[BEGIN Supplied material]

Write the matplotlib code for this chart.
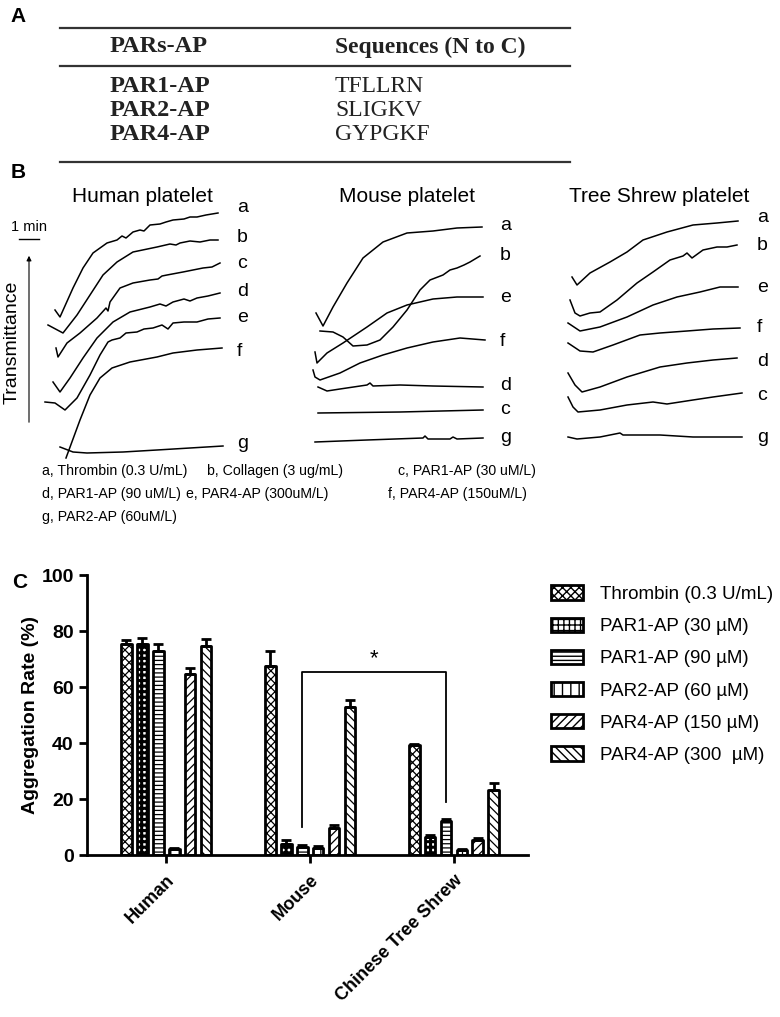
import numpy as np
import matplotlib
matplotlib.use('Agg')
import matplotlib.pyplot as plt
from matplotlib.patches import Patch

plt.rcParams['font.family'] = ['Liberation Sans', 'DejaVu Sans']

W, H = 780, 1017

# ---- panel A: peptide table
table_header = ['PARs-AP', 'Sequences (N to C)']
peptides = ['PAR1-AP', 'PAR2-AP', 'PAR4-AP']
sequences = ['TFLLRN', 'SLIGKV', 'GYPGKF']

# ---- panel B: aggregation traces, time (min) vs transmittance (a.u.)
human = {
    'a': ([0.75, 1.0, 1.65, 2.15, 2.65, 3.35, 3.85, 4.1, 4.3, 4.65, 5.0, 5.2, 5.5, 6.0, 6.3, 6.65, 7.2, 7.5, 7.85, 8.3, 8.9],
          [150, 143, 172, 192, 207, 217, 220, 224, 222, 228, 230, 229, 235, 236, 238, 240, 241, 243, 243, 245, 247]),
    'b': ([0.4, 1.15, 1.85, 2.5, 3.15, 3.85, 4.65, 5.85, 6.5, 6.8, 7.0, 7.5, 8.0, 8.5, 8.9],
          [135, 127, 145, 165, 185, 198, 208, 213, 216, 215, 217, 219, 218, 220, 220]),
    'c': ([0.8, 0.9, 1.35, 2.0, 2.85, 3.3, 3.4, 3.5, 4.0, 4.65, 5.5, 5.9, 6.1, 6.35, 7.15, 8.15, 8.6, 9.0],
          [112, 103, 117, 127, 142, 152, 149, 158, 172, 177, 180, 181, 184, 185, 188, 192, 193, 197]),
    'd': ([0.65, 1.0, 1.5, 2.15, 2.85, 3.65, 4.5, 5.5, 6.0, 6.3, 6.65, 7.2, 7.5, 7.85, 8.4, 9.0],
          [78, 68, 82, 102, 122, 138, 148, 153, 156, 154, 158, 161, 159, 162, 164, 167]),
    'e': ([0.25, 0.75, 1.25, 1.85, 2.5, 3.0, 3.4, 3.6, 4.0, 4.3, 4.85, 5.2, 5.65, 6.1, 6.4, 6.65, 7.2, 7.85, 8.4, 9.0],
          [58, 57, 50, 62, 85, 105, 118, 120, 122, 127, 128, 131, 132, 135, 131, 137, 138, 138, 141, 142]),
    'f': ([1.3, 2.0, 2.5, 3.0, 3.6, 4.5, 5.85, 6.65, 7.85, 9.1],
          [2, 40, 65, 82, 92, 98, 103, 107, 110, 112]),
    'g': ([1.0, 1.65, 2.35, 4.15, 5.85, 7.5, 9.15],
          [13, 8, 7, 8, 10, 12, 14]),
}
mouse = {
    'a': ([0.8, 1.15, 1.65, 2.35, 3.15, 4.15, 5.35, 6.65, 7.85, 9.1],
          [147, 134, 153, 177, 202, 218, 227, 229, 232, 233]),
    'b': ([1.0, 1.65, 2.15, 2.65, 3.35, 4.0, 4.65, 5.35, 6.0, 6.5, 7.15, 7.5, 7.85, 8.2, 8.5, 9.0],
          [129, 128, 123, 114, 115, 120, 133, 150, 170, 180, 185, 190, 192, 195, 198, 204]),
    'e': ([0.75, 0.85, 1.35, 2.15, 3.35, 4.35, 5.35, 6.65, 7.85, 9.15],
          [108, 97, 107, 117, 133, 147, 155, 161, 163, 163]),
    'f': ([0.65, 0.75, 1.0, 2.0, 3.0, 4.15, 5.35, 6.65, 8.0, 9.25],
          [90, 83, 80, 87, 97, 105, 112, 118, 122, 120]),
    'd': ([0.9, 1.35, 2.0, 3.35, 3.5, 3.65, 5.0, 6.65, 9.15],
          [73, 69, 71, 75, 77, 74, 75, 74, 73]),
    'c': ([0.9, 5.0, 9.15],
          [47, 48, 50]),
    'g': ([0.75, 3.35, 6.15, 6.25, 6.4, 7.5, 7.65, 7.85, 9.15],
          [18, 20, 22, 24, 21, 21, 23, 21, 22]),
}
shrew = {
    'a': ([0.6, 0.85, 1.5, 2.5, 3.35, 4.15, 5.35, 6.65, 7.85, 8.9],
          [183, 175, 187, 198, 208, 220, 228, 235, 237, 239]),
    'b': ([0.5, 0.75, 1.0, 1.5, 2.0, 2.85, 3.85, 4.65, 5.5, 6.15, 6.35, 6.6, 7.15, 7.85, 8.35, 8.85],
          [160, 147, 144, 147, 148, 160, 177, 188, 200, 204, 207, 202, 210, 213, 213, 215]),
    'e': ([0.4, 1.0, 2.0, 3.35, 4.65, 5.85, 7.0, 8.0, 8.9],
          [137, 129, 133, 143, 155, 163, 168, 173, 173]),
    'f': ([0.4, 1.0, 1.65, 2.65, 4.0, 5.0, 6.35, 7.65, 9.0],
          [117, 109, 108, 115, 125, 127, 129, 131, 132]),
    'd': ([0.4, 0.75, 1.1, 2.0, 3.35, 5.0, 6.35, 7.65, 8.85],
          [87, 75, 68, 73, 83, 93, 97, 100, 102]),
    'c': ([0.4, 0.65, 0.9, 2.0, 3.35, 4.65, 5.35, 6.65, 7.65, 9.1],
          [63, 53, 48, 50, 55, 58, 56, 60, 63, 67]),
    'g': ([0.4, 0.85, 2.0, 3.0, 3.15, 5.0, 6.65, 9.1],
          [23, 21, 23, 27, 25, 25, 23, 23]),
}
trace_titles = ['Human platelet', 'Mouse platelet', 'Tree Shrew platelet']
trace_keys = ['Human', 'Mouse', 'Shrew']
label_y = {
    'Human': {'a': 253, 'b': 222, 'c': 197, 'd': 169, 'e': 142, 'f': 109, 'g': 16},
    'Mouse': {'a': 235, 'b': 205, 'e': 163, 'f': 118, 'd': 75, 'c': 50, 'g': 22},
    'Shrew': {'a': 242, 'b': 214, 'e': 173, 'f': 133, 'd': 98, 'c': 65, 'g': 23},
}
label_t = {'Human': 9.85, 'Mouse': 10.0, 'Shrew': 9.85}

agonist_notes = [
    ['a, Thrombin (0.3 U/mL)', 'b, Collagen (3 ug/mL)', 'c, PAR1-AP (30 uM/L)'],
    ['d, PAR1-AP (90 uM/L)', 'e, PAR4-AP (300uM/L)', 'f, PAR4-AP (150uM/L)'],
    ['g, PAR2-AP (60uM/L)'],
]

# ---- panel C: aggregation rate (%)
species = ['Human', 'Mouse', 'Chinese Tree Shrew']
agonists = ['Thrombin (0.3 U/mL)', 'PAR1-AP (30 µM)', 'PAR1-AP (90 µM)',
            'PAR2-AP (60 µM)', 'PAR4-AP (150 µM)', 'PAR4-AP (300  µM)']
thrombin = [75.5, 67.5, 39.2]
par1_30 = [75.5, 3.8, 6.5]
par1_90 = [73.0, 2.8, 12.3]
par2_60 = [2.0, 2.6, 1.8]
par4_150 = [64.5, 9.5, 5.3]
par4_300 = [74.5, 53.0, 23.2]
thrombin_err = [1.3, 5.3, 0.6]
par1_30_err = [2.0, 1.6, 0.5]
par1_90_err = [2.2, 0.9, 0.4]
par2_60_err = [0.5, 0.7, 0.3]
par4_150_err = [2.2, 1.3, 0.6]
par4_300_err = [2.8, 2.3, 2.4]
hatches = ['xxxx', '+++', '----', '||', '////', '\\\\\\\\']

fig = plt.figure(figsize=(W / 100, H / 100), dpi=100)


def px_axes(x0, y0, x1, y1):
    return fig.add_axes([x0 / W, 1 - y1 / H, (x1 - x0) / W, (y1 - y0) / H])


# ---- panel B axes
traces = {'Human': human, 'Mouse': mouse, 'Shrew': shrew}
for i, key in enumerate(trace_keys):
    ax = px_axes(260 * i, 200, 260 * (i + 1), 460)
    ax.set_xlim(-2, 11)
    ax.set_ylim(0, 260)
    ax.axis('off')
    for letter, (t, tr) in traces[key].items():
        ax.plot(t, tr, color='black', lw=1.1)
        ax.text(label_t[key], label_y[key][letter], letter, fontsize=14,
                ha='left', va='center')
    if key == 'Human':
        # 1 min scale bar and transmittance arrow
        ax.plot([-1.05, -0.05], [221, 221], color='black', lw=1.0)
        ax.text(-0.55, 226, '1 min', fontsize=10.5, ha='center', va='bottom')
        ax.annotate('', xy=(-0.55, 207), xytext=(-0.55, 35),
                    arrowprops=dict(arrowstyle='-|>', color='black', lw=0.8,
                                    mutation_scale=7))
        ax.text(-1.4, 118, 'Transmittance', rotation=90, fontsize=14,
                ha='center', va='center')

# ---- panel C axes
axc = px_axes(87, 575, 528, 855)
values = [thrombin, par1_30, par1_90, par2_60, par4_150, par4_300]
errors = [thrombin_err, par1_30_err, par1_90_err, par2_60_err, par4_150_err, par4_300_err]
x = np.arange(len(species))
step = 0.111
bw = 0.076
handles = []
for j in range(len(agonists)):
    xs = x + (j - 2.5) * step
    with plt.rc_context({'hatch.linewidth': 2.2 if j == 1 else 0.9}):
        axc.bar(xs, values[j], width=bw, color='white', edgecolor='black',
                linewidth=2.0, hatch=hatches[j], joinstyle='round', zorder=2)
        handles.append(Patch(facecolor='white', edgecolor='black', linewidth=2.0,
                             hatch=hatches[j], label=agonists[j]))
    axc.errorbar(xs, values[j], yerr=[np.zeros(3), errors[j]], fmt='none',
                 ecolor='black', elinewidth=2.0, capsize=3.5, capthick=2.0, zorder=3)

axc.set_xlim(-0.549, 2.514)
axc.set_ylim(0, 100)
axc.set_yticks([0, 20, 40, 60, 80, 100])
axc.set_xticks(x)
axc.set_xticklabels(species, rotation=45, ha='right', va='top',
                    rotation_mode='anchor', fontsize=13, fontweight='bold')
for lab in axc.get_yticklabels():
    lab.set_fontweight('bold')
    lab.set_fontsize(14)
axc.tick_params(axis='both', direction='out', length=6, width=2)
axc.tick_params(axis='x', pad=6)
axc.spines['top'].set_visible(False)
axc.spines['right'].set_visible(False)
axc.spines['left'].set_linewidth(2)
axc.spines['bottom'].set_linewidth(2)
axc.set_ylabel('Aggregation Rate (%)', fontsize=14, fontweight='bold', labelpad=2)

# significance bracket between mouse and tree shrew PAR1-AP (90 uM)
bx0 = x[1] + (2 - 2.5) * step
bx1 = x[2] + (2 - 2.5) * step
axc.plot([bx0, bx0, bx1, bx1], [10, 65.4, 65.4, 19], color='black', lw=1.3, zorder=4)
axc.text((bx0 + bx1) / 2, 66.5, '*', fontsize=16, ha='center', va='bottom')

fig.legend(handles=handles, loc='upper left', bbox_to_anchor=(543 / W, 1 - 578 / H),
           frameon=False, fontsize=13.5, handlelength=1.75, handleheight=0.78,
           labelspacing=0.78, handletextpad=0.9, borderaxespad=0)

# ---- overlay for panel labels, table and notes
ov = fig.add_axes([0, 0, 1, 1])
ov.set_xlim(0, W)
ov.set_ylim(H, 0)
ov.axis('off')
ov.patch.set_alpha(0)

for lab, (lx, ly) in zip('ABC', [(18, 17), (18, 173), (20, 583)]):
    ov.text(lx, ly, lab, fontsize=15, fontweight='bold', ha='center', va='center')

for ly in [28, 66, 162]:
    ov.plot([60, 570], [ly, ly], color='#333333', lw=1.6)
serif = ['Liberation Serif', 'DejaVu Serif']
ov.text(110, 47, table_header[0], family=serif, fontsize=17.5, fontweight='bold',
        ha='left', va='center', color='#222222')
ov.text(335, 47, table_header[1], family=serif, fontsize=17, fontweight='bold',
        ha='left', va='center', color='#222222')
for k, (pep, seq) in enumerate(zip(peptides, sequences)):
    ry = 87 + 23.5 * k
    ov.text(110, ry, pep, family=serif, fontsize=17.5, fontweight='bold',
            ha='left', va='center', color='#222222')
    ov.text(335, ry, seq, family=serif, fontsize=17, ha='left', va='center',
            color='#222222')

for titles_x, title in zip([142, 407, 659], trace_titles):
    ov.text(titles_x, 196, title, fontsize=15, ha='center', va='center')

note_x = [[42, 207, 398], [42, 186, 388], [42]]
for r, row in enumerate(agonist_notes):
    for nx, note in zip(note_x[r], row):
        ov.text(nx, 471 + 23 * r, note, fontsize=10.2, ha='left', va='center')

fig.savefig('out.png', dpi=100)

[END Supplied material]

Could the lines from the top of the material through the line with "sequences = ['TFLLRN', 'SLIGKV', 'GYPGKF']" be repeated exactly, pictures left out?

Solution for this task →
Write the matplotlib code for this chart.
import numpy as np
import matplotlib
matplotlib.use('Agg')
import matplotlib.pyplot as plt
from matplotlib.patches import Patch

plt.rcParams['font.family'] = ['Liberation Sans', 'DejaVu Sans']

W, H = 780, 1017

# ---- panel A: peptide table
table_header = ['PARs-AP', 'Sequences (N to C)']
peptides = ['PAR1-AP', 'PAR2-AP', 'PAR4-AP']
sequences = ['TFLLRN', 'SLIGKV', 'GYPGKF']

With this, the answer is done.